Keith Wiggans

Personal information
- Full name: Keith Wiggans
- Date of birth: September 6, 1981 (age 44)
- Place of birth: Athens, Georgia, United States
- Height: 5 ft 11 in (1.80 m)
- Position: Goalkeeper

College career
- Years: Team / Apps / (Gls)
- 2000–2004: College of Charleston Cougars

Senior career*
- Years: Team / Apps / (Gls)
- 2005–2011: Charleston Battery / 43 / (0)

Managerial career
- 2005–2006: West Virginia Mountaineers (assistant)
- 2009–2019: College of Charleston Cougars (assistant)
- 2020–: College of Charleston Cougars

= Keith Wiggans =

American soccer player (born 1981)

Keith Wiggans (born September 6, 1981, in Athens, Georgia) is a former American soccer player.

==Career==

===College===
Wiggans attended Athens Academy in Athens, Georgia, where he was part of the team which went to the 1999 Georgia state soccer championship final.
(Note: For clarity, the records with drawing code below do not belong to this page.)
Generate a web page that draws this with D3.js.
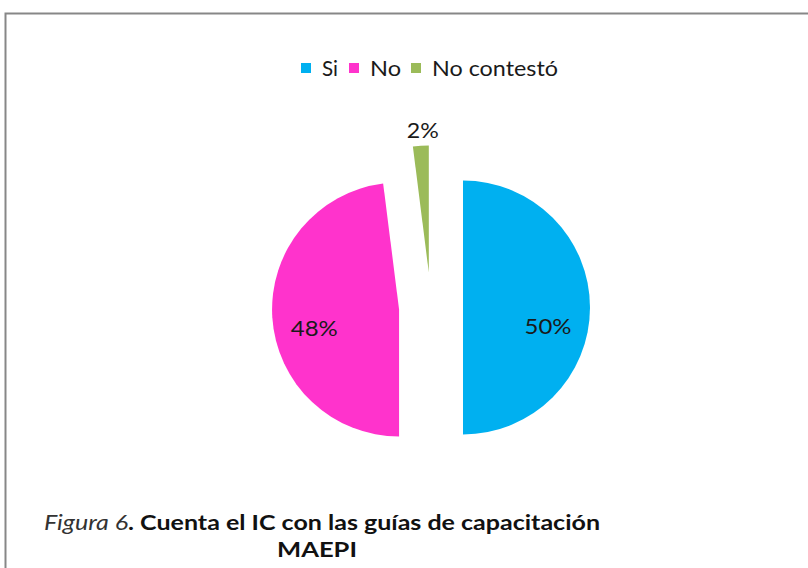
<!DOCTYPE html>
<html>
<head>
<meta charset="utf-8">
<script src="https://cdn.jsdelivr.net/npm/d3@7"></script>
<style>
  html, body { margin: 0; padding: 0; background: #fff; }
  svg { display: block; }
</style>
</head>
<body>
<svg id="chart" width="808" height="568"></svg>
<script>
// ---- data ----
const categories = ["Si", "No", "No contestó"];
const values = [50, 48, 2];
const percentLabels = ["50%", "48%", "2%"];
const captionItalic = "Figura 6";
const captionBold = ". Cuenta el IC con las guías de capacitación";
const captionLine2 = "MAEPI";

// ---- style ----
const colors = ["#00B0F0", "#FF33CC", "#9BBB59"];
const explode = [32, 32, 35];
const FONT = "Lato, 'Open Sans', 'DejaVu Sans', sans-serif";

const svg = d3.select("#chart");

// frame
svg.append("rect")
  .attr("x", 5.5).attr("y", 13.5)
  .attr("width", 840).attr("height", 620)
  .attr("fill", "#fff")
  .attr("stroke", "#878787")
  .attr("stroke-width", 2);

const cx = 431, cy = 307.5, R = 127;

const pie = d3.pie().sort(null).value(d => d)(values);
const arc = d3.arc().innerRadius(0).outerRadius(R);
const color = d3.scaleOrdinal().domain(categories).range(colors);

const g = svg.append("g").attr("transform", `translate(${cx},${cy})`);

const offset = (d, i) => {
  const a = (d.startAngle + d.endAngle) / 2;
  return [Math.sin(a) * explode[i], -Math.cos(a) * explode[i]];
};

g.selectAll("path.slice")
  .data(pie)
  .join("path")
  .attr("class", "slice")
  .attr("d", arc)
  .attr("fill", (d, i) => color(categories[i]))
  .attr("transform", (d, i) => {
    const [ox, oy] = offset(d, i);
    return `translate(${ox},${oy})`;
  });

// labels
const insideArc = d3.arc().innerRadius(85).outerRadius(85);
const outsideArc = d3.arc().innerRadius(R + 16).outerRadius(R + 16);
g.selectAll("text.lbl")
  .data(pie)
  .join("text")
  .attr("class", "lbl")
  .attr("transform", (d, i) => {
    const [ox, oy] = offset(d, i);
    const inside = (d.endAngle - d.startAngle) > 0.5;
    if (inside) {
      const [lx] = insideArc.centroid(d);
      return `translate(${ox + lx},${oy + 19})`;
    }
    const [lx, ly] = outsideArc.centroid(d);
    return `translate(${ox + lx + 3},${oy + ly})`;
  })
  .attr("text-anchor", "middle")
  .attr("dy", "0.35em")
  .attr("font-family", FONT)
  .attr("font-size", 22)
  .attr("textLength", (d, i) => percentLabels[i].length === 3 ? 47 : 32)
  .attr("lengthAdjust", "spacingAndGlyphs")
  .attr("fill", "#1a1a1a")
  .text((d, i) => percentLabels[i]);

// legend
const legend = svg.append("g").attr("class", "legend");
const legendText = { "Si": 16, "No": 31, "No contestó": 126 };
const legendX = [301, 349, 411];
categories.forEach((c, i) => {
  legend.append("rect")
    .attr("x", legendX[i]).attr("y", 63)
    .attr("width", 10).attr("height", 10)
    .attr("fill", colors[i]);
  legend.append("text")
    .attr("x", legendX[i] + 21).attr("y", 68.5)
    .attr("dy", "0.35em")
    .attr("font-family", FONT)
    .attr("font-size", 21)
    .attr("textLength", legendText[c])
    .attr("lengthAdjust", "spacingAndGlyphs")
    .attr("fill", "#1a1a1a")
    .text(c);
});

// caption
const cap = svg.append("text")
  .attr("x", 322).attr("y", 523)
  .attr("dy", "0.35em")
  .attr("text-anchor", "middle")
  .attr("font-family", FONT)
  .attr("font-size", 21)
  .attr("fill", "#111");
cap.append("tspan").attr("font-style", "italic").attr("fill", "#333").text(captionItalic);
cap.append("tspan").attr("font-weight", "bold").text(captionBold);
cap.attr("textLength", 556).attr("lengthAdjust", "spacingAndGlyphs");

svg.append("text")
  .attr("x", 317).attr("y", 550)
  .attr("dy", "0.35em")
  .attr("text-anchor", "middle")
  .attr("font-family", FONT)
  .attr("font-size", 21)
  .attr("font-weight", "bold")
  .attr("textLength", 80)
  .attr("lengthAdjust", "spacingAndGlyphs")
  .attr("fill", "#111")
  .text(captionLine2);
</script>
</body>
</html>
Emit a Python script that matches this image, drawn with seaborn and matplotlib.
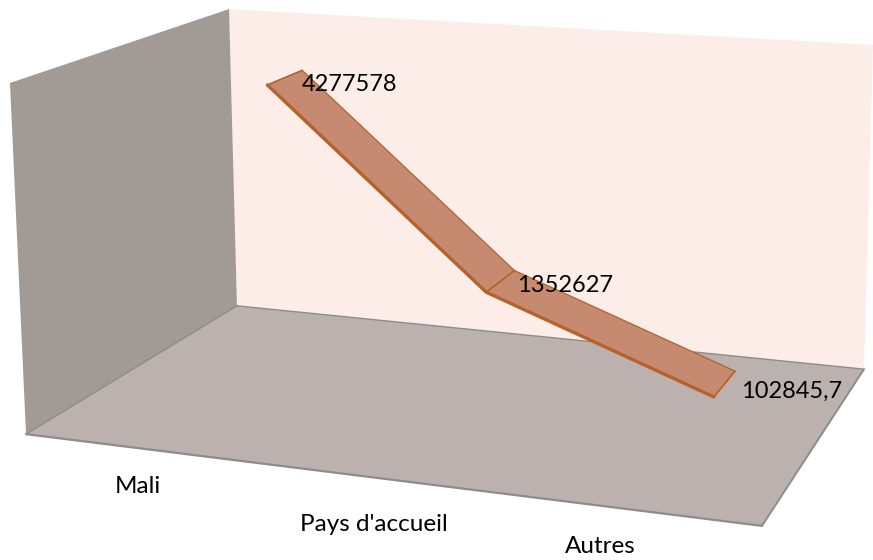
import numpy as np
import pandas as pd
import matplotlib
matplotlib.use("Agg")
import matplotlib.pyplot as plt
import seaborn as sns

categories = ["Mali", "Pays d'accueil", "Autres"]
values = [4277578, 1352627, 102845.7]
value_labels = ["4277578", "1352627", "102845,7"]

Z_MAX = 5000000.0
DEPTH = (0.655, 0.845)

# label nudges in canvas pixels (right, down) from the anchor of each mark
value_nudge = [(0, 14), (3, 15), (6, 20)]
category_nudge = [(0, 38), (0, 47), (-27, 37)]

# box corners: (x, depth, height) -> position on the canvas, used to fit the camera
box = [((0, 0, 0), (26, 434)), ((0, 1, 0), (237, 306)), ((1, 0, 0), (762, 526)),
       ((1, 1, 0), (864, 369)), ((0, 0, 1), (10, 83)), ((0, 1, 1), (229, 9)),
       ((1, 1, 1), (873, 45))]
rows, rhs = [], []
for (X, Y, Z), (u, v) in box:
    rows.append([X, Y, Z, 1, 0, 0, 0, 0, -u * X, -u * Y, -u * Z]); rhs.append(u)
    rows.append([0, 0, 0, 0, X, Y, Z, 1, -v * X, -v * Y, -v * Z]); rhs.append(v)
cam = np.append(np.linalg.lstsq(np.array(rows, float), np.array(rhs, float), rcond=None)[0], 1).reshape(3, 4)

def project(X, Y, Z):
    p = cam @ np.array([X, Y, Z, 1.0])
    return p[0] / p[2], p[1] / p[2]

sns.set_theme(style="white")
plt.rcParams["font.family"] = ["Lato", "DejaVu Sans"]
fig = plt.figure(figsize=(8.73, 5.6), dpi=100)
ax = fig.add_axes([0, 0, 1, 1])

def face(corners, color):
    pts = [project(*c) for c in corners]
    ax.fill(*zip(*pts), facecolor=color, edgecolor="none", zorder=1)

face([(0, 1, 0), (1, 1, 0), (1, 1, 1), (0, 1, 1)], "#FCEDE8")
face([(0, 0, 0), (0, 1, 0), (0, 1, 1), (0, 0, 1)], "#A29A95")
face([(0, 0, 0), (1, 0, 0), (1, 1, 0), (0, 1, 0)], "#BBB1AF")
for a, b, lw in [((0, 0, 0), (1, 0, 0), 1.6), ((1, 0, 0), (1, 1, 0), 1.4),
                 ((1, 1, 0), (0, 1, 0), 1.0), ((0, 1, 0), (0, 0, 0), 1.0)]:
    p, q = project(*a), project(*b)
    ax.plot([p[0], q[0]], [p[1], q[1]], color="#8E8C8B", lw=lw, zorder=2)

xs = [(i + 0.5) / len(categories) for i in range(len(categories))]
front = [project(x, DEPTH[0], v / Z_MAX) for x, v in zip(xs, values)]
back = [project(x, DEPTH[1], v / Z_MAX) for x, v in zip(xs, values)]

ax.fill(*zip(*(front + back[::-1])), facecolor="#C58A6F", edgecolor="none", zorder=3)
edge = "#B5622C"
for pts, w in [(front, 2.4), (back, 0.9)]:
    df = pd.DataFrame(pts, columns=["u", "v"])
    sns.lineplot(data=df, x="u", y="v", ax=ax, color=edge, lw=w, sort=False, estimator=None, zorder=4)
for f, b in zip(front, back):
    ax.plot([f[0], b[0]], [f[1], b[1]], color=edge, lw=1.2, zorder=4)

ax.set_xlim(0, 873)
ax.set_ylim(560, 0)
ax.axis("off")

for b, t, (dx, dy) in zip(back, value_labels, value_nudge):
    ax.annotate(t, xy=b, xytext=(dx * 0.72, -dy * 0.72), textcoords="offset points", fontsize=17,
                color="black", ha="left", va="center", zorder=5)
for x, c, (dx, dy) in zip(xs, categories, category_nudge):
    ax.annotate(c, xy=project(x, 0, 0), xytext=(dx * 0.72, -dy * 0.72), textcoords="offset points",
                fontsize=17.5, color="black", ha="center", va="center", zorder=5)

fig.savefig("out.png", dpi=100)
He then played college soccer at the College of Charleston from 2000 to 2004.

===Professional===
Wiggans signed with the Charleston Battery of the USL First Division on May 28, 2005. He has served as a backup to Dusty Hudock for the majority of his professional career.

===Coaching===
In 2007, he was an assistant on the College of Charleston women's soccer team.

In December 2019, he was promoted to head College of Charleston men's soccer coach, after serving the previous eleven seasons as an assistant coach.